▸ Set task:
Reproduce the material word for word; the images stay out.

▸ Collected material:
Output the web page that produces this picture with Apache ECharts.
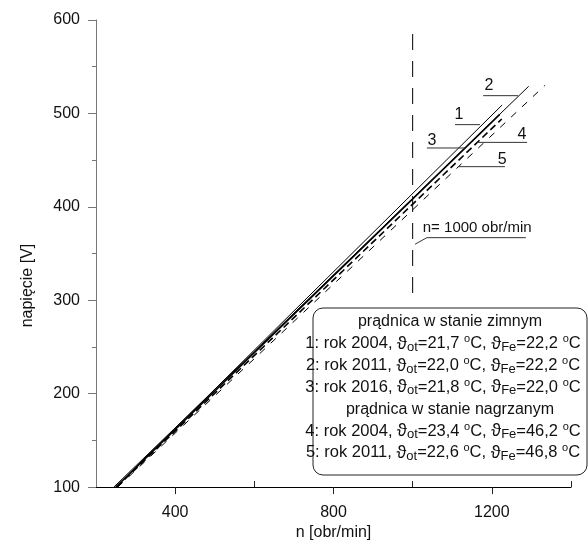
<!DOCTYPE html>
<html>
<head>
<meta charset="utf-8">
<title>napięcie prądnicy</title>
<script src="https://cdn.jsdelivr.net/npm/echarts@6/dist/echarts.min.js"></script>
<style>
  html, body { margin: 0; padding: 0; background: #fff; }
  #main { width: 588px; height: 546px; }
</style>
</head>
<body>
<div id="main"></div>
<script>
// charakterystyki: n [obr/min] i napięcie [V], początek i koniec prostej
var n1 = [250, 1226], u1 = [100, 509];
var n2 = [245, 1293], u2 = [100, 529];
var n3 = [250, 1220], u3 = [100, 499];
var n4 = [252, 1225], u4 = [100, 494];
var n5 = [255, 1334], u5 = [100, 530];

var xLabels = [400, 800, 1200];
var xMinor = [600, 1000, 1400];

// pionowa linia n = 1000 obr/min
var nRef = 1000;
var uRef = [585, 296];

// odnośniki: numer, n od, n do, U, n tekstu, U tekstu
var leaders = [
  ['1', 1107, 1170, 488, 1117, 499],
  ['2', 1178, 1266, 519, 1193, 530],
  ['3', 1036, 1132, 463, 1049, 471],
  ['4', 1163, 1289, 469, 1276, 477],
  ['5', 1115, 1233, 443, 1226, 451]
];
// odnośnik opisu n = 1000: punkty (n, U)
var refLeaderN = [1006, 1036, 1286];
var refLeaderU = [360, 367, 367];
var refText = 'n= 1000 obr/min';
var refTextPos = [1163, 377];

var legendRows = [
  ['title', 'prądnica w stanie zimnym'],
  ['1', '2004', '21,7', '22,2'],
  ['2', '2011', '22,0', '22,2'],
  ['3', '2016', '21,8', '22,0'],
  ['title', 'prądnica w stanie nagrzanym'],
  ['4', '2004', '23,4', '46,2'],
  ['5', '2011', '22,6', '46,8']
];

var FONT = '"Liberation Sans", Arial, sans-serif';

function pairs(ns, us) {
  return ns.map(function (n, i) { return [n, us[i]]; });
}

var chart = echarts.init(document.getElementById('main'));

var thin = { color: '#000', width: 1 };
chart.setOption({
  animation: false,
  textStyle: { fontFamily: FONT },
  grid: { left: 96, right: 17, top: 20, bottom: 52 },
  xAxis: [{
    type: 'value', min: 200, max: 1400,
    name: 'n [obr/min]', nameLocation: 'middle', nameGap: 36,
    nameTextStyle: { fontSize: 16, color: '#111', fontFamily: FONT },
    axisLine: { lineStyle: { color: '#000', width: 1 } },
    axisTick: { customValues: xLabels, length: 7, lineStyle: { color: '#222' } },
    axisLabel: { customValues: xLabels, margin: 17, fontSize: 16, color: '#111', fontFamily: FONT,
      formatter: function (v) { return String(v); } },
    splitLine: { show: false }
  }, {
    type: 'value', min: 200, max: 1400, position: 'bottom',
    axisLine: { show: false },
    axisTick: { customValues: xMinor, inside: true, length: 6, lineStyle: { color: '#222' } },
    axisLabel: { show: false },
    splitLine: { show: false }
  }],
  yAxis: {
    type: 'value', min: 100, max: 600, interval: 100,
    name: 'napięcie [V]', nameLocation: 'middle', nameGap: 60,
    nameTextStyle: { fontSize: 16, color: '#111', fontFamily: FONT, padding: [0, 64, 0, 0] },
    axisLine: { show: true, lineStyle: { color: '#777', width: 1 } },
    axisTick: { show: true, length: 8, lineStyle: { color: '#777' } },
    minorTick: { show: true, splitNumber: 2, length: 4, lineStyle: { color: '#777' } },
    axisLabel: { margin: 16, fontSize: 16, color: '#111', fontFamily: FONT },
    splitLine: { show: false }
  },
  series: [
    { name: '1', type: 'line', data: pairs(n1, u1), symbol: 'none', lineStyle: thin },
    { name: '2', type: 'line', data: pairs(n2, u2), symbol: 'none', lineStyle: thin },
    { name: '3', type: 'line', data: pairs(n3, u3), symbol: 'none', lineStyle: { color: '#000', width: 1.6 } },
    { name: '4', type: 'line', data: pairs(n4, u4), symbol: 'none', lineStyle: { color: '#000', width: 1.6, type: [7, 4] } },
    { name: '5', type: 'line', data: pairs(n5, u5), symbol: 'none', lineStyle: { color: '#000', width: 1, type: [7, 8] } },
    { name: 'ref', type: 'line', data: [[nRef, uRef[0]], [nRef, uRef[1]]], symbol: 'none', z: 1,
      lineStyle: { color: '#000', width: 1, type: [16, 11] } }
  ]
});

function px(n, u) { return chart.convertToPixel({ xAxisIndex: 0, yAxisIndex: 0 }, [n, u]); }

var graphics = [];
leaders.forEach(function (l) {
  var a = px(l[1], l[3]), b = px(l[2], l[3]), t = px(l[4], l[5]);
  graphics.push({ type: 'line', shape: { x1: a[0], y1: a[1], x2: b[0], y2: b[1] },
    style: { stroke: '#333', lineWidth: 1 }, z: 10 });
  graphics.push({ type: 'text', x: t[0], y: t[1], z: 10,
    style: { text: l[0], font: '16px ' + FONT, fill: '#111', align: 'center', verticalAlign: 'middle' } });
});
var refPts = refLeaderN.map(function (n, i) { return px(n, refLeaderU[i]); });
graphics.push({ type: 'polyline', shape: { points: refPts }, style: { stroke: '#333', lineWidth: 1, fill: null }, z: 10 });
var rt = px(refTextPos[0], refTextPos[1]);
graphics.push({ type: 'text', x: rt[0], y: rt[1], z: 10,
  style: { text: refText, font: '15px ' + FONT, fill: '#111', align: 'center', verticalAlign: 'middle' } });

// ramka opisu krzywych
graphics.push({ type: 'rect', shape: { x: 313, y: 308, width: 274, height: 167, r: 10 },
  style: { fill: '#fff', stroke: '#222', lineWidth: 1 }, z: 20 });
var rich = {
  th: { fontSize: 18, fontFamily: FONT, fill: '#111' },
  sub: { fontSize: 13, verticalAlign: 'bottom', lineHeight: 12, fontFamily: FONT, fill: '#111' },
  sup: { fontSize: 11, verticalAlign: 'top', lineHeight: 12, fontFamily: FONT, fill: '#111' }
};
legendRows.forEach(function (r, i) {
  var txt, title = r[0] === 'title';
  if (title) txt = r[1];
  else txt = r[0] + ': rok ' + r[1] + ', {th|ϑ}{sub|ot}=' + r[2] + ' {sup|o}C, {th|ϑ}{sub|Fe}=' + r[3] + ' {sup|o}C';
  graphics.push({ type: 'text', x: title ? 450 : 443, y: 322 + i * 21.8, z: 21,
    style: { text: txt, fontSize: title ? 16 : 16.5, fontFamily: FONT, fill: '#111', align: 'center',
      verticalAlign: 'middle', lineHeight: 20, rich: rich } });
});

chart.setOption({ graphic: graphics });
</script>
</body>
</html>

▸ Task solution:
Output the web page that produces this picture with Apache ECharts.
<!DOCTYPE html>
<html>
<head>
<meta charset="utf-8">
<title>napięcie prądnicy</title>
<script src="https://cdn.jsdelivr.net/npm/echarts@6/dist/echarts.min.js"></script>
<style>
  html, body { margin: 0; padding: 0; background: #fff; }
  #main { width: 588px; height: 546px; }
</style>
</head>
<body>
<div id="main"></div>
<script>
// charakterystyki: n [obr/min] i napięcie [V], początek i koniec prostej
var n1 = [250, 1226], u1 = [100, 509];
var n2 = [245, 1293], u2 = [100, 529];
var n3 = [250, 1220], u3 = [100, 499];
var n4 = [252, 1225], u4 = [100, 494];
var n5 = [255, 1334], u5 = [100, 530];

var xLabels = [400, 800, 1200];
var xMinor = [600, 1000, 1400];

// pionowa linia n = 1000 obr/min
var nRef = 1000;
var uRef = [585, 296];

// odnośniki: numer, n od, n do, U, n tekstu, U tekstu
var leaders = [
  ['1', 1107, 1170, 488, 1117, 499],
  ['2', 1178, 1266, 519, 1193, 530],
  ['3', 1036, 1132, 463, 1049, 471],
  ['4', 1163, 1289, 469, 1276, 477],
  ['5', 1115, 1233, 443, 1226, 451]
];
// odnośnik opisu n = 1000: punkty (n, U)
var refLeaderN = [1006, 1036, 1286];
var refLeaderU = [360, 367, 367];
var refText = 'n= 1000 obr/min';
var refTextPos = [1163, 377];

var legendRows = [
  ['title', 'prądnica w stanie zimnym'],
  ['1', '2004', '21,7', '22,2'],
  ['2', '2011', '22,0', '22,2'],
  ['3', '2016', '21,8', '22,0'],
  ['title', 'prądnica w stanie nagrzanym'],
  ['4', '2004', '23,4', '46,2'],
  ['5', '2011', '22,6', '46,8']
];

var FONT = '"Liberation Sans", Arial, sans-serif';

function pairs(ns, us) {
  return ns.map(function (n, i) { return [n, us[i]]; });
}

var chart = echarts.init(document.getElementById('main'));

var thin = { color: '#000', width: 1 };
chart.setOption({
  animation: false,
  textStyle: { fontFamily: FONT },
  grid: { left: 96, right: 17, top: 20, bottom: 52 },
  xAxis: [{
    type: 'value', min: 200, max: 1400,
    name: 'n [obr/min]', nameLocation: 'middle', nameGap: 36,
    nameTextStyle: { fontSize: 16, color: '#111', fontFamily: FONT },
    axisLine: { lineStyle: { color: '#000', width: 1 } },
    axisTick: { customValues: xLabels, length: 7, lineStyle: { color: '#222' } },
    axisLabel: { customValues: xLabels, margin: 17, fontSize: 16, color: '#111', fontFamily: FONT,
      formatter: function (v) { return String(v); } },
    splitLine: { show: false }
  }, {
    type: 'value', min: 200, max: 1400, position: 'bottom',
    axisLine: { show: false },
    axisTick: { customValues: xMinor, inside: true, length: 6, lineStyle: { color: '#222' } },
    axisLabel: { show: false },
    splitLine: { show: false }
  }],
  yAxis: {
    type: 'value', min: 100, max: 600, interval: 100,
    name: 'napięcie [V]', nameLocation: 'middle', nameGap: 60,
    nameTextStyle: { fontSize: 16, color: '#111', fontFamily: FONT, padding: [0, 64, 0, 0] },
    axisLine: { show: true, lineStyle: { color: '#777', width: 1 } },
    axisTick: { show: true, length: 8, lineStyle: { color: '#777' } },
    minorTick: { show: true, splitNumber: 2, length: 4, lineStyle: { color: '#777' } },
    axisLabel: { margin: 16, fontSize: 16, color: '#111', fontFamily: FONT },
    splitLine: { show: false }
  },
  series: [
    { name: '1', type: 'line', data: pairs(n1, u1), symbol: 'none', lineStyle: thin },
    { name: '2', type: 'line', data: pairs(n2, u2), symbol: 'none', lineStyle: thin },
    { name: '3', type: 'line', data: pairs(n3, u3), symbol: 'none', lineStyle: { color: '#000', width: 1.6 } },
    { name: '4', type: 'line', data: pairs(n4, u4), symbol: 'none', lineStyle: { color: '#000', width: 1.6, type: [7, 4] } },
    { name: '5', type: 'line', data: pairs(n5, u5), symbol: 'none', lineStyle: { color: '#000', width: 1, type: [7, 8] } },
    { name: 'ref', type: 'line', data: [[nRef, uRef[0]], [nRef, uRef[1]]], symbol: 'none', z: 1,
      lineStyle: { color: '#000', width: 1, type: [16, 11] } }
  ]
});

function px(n, u) { return chart.convertToPixel({ xAxisIndex: 0, yAxisIndex: 0 }, [n, u]); }

var graphics = [];
leaders.forEach(function (l) {
  var a = px(l[1], l[3]), b = px(l[2], l[3]), t = px(l[4], l[5]);
  graphics.push({ type: 'line', shape: { x1: a[0], y1: a[1], x2: b[0], y2: b[1] },
    style: { stroke: '#333', lineWidth: 1 }, z: 10 });
  graphics.push({ type: 'text', x: t[0], y: t[1], z: 10,
    style: { text: l[0], font: '16px ' + FONT, fill: '#111', align: 'center', verticalAlign: 'middle' } });
});
var refPts = refLeaderN.map(function (n, i) { return px(n, refLeaderU[i]); });
graphics.push({ type: 'polyline', shape: { points: refPts }, style: { stroke: '#333', lineWidth: 1, fill: null }, z: 10 });
var rt = px(refTextPos[0], refTextPos[1]);
graphics.push({ type: 'text', x: rt[0], y: rt[1], z: 10,
  style: { text: refText, font: '15px ' + FONT, fill: '#111', align: 'center', verticalAlign: 'middle' } });

// ramka opisu krzywych
graphics.push({ type: 'rect', shape: { x: 313, y: 308, width: 274, height: 167, r: 10 },
  style: { fill: '#fff', stroke: '#222', lineWidth: 1 }, z: 20 });
var rich = {
  th: { fontSize: 18, fontFamily: FONT, fill: '#111' },
  sub: { fontSize: 13, verticalAlign: 'bottom', lineHeight: 12, fontFamily: FONT, fill: '#111' },
  sup: { fontSize: 11, verticalAlign: 'top', lineHeight: 12, fontFamily: FONT, fill: '#111' }
};
legendRows.forEach(function (r, i) {
  var txt, title = r[0] === 'title';
  if (title) txt = r[1];
  else txt = r[0] + ': rok ' + r[1] + ', {th|ϑ}{sub|ot}=' + r[2] + ' {sup|o}C, {th|ϑ}{sub|Fe}=' + r[3] + ' {sup|o}C';
  graphics.push({ type: 'text', x: title ? 450 : 443, y: 322 + i * 21.8, z: 21,
    style: { text: txt, fontSize: title ? 16 : 16.5, fontFamily: FONT, fill: '#111', align: 'center',
      verticalAlign: 'middle', lineHeight: 20, rich: rich } });
});

chart.setOption({ graphic: graphics });
</script>
</body>
</html>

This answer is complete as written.